START

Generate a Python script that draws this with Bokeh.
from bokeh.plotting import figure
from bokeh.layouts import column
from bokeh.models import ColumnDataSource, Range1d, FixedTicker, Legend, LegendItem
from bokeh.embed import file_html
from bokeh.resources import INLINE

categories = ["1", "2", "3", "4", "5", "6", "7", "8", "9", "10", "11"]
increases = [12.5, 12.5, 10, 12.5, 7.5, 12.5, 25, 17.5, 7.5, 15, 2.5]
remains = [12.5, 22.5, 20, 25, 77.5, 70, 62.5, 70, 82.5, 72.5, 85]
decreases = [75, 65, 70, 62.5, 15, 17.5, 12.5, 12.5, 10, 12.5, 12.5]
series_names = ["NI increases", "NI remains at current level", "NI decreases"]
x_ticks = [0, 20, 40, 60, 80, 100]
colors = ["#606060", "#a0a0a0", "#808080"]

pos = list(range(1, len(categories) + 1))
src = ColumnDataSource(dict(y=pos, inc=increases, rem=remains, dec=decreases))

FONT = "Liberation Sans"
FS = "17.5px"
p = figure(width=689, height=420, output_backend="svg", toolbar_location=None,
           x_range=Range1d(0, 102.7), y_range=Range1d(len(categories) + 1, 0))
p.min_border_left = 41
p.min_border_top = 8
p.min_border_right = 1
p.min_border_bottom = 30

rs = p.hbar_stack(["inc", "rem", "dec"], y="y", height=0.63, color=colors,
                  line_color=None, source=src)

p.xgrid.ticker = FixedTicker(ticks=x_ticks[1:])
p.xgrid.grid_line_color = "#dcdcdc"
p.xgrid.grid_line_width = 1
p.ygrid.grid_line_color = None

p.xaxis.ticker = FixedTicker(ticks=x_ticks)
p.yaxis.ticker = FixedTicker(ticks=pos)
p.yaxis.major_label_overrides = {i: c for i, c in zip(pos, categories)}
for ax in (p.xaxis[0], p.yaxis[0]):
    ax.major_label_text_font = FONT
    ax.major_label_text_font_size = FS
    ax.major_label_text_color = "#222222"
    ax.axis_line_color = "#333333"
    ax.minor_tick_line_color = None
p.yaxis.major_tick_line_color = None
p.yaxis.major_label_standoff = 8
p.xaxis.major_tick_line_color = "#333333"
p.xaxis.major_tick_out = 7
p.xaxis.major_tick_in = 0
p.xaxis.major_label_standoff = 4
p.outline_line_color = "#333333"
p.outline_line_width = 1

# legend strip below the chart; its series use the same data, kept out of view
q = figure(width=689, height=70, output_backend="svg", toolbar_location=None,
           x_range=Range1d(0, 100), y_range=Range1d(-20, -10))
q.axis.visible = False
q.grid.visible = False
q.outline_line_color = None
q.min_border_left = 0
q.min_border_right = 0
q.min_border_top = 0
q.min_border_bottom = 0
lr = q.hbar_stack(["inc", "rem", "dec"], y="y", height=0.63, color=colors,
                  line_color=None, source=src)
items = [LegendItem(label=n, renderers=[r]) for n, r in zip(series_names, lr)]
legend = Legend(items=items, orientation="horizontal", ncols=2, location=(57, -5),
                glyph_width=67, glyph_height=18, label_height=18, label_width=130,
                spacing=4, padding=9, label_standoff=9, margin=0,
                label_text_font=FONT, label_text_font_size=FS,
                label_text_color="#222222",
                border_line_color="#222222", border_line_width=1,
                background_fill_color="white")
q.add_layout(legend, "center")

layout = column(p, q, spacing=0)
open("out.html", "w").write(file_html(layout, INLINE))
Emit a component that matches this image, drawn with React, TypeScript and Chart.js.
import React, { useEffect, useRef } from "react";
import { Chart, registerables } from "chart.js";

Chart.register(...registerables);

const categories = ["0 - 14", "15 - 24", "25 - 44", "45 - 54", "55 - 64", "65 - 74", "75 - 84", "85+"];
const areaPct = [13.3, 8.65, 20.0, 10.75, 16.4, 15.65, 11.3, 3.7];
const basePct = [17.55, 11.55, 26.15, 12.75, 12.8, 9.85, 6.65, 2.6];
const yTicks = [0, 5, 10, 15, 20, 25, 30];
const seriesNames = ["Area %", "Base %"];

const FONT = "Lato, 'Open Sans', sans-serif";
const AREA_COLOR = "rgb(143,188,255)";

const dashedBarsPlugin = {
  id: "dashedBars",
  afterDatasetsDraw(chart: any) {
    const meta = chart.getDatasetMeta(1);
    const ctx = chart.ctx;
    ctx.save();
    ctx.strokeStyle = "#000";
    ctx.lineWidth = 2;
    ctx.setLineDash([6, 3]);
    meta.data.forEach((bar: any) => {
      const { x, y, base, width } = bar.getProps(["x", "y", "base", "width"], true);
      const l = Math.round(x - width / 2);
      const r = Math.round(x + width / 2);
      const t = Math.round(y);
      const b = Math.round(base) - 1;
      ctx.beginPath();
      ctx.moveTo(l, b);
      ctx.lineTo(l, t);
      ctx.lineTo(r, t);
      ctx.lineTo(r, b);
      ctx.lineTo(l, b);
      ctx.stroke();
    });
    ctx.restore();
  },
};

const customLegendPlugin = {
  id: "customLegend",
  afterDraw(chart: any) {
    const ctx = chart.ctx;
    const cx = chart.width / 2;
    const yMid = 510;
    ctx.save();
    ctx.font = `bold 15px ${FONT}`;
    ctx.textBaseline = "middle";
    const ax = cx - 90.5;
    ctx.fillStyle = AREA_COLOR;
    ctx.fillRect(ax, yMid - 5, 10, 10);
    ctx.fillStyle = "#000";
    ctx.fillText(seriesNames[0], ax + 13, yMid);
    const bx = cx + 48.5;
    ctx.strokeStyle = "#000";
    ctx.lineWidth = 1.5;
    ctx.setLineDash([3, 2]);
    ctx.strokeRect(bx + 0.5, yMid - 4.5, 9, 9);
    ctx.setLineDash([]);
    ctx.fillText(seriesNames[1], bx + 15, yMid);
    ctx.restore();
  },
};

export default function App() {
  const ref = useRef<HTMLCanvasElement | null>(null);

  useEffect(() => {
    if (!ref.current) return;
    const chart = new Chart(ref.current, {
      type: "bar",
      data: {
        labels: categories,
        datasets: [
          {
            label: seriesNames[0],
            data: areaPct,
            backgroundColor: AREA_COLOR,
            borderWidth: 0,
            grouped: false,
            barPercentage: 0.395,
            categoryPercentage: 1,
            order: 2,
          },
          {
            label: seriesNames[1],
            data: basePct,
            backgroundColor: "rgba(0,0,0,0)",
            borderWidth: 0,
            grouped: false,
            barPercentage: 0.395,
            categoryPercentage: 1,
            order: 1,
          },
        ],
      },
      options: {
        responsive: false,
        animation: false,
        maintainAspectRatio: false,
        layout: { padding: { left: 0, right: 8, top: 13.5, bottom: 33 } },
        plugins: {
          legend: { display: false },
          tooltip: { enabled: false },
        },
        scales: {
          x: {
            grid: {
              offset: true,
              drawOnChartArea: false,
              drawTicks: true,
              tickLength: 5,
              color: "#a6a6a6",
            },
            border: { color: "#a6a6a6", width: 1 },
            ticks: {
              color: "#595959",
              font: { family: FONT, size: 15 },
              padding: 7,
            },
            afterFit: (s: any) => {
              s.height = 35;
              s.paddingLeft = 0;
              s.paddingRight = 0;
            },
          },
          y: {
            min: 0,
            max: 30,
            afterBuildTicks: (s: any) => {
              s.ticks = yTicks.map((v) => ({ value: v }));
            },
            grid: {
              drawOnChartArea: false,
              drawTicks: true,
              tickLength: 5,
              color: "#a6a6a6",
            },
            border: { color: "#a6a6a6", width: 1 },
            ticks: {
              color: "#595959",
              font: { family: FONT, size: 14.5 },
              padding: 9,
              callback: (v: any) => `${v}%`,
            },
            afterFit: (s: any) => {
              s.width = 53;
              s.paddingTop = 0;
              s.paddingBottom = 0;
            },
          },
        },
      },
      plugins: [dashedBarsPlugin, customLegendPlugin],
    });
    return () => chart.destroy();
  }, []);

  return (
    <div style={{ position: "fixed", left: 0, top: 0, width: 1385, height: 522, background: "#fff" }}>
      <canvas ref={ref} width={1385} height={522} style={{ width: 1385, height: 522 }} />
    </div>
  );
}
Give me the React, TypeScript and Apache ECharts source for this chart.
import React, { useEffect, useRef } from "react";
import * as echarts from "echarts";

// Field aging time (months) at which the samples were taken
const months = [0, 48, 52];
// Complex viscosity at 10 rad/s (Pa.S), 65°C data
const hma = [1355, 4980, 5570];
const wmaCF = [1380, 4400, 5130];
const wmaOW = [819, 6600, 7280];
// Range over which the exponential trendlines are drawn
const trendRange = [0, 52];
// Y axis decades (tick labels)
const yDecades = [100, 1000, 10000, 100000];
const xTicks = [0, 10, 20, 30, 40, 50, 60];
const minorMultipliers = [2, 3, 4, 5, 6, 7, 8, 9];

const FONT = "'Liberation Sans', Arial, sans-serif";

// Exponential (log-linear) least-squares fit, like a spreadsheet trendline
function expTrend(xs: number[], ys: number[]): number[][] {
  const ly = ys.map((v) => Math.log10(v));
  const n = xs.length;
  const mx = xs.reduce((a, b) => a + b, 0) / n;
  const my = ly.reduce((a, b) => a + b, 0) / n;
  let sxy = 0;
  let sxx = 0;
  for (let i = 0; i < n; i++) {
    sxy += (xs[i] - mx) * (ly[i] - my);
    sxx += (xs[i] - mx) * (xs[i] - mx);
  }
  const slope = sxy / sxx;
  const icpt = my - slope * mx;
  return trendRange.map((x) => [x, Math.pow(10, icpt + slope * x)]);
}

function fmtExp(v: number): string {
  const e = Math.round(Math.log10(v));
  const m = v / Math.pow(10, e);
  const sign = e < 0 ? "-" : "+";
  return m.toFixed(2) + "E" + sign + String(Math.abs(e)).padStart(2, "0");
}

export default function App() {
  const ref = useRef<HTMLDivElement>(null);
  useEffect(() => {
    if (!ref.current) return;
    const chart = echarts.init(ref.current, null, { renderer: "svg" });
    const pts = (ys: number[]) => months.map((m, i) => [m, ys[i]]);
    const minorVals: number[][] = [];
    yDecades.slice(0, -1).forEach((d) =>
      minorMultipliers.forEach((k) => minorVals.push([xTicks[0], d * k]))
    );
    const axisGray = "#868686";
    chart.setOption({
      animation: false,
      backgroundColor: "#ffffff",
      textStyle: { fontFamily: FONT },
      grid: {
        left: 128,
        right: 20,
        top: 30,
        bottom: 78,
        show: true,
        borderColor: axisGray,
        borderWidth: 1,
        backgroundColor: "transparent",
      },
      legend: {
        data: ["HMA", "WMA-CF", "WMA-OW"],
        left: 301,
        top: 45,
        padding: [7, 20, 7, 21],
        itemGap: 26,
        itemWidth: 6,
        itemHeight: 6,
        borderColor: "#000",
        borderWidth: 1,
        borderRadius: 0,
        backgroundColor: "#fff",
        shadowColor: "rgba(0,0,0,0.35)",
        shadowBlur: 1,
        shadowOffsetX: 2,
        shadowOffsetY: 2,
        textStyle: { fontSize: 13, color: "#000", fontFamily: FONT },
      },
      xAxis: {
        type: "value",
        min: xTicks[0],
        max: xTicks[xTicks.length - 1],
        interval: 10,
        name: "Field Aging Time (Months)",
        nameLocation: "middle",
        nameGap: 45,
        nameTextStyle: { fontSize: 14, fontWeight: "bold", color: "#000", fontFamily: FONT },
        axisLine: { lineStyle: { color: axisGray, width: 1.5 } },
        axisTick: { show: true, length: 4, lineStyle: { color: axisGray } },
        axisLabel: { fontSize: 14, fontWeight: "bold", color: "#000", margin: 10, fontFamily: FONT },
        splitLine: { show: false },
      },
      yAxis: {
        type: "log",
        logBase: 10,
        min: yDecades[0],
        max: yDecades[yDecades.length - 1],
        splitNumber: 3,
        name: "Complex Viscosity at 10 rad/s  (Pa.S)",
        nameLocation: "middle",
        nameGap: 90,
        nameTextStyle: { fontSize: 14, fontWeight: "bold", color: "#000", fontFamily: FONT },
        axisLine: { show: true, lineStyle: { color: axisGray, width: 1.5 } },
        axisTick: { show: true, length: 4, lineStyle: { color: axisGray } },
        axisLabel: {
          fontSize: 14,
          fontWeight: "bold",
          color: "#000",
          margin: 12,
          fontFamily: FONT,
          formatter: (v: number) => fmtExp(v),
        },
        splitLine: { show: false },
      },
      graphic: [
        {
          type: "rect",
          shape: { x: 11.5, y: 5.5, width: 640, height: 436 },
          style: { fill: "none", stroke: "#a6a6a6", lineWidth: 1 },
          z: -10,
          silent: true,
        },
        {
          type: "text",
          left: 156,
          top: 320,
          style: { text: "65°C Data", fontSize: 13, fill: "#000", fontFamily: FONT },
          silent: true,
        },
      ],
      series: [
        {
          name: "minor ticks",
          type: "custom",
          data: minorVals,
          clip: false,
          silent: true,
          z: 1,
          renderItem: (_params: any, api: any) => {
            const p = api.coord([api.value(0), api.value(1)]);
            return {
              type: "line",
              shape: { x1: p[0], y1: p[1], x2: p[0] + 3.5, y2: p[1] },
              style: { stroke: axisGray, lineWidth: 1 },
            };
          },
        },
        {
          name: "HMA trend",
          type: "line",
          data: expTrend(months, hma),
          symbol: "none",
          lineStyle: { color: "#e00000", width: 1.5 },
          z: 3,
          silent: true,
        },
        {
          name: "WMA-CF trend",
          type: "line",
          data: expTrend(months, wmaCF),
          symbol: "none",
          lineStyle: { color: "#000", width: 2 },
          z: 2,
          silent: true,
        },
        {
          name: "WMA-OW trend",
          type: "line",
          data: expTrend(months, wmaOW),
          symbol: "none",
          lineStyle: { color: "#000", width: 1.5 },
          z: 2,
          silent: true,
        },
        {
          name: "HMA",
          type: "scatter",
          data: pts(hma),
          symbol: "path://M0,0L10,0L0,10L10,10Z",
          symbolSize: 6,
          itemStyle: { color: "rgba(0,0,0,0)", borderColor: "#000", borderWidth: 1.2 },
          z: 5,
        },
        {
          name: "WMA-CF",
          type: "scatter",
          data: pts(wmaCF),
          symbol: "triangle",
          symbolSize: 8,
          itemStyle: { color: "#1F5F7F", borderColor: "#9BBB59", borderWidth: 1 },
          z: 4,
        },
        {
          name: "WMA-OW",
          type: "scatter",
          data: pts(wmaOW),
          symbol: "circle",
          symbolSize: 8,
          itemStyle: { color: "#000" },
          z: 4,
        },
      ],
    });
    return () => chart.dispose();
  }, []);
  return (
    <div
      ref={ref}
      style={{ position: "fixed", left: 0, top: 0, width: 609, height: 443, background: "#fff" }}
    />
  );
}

END

◆ **WORK TO DO**:
Quote exactly the lines running from the start of the listing above through the line where "from bokeh.resources import INLINE" is found, and output no other lines.

◆ **RESULT FOR THIS EXERCISE**:
Generate a Python script that draws this with Bokeh.
from bokeh.plotting import figure
from bokeh.layouts import column
from bokeh.models import ColumnDataSource, Range1d, FixedTicker, Legend, LegendItem
from bokeh.embed import file_html
from bokeh.resources import INLINE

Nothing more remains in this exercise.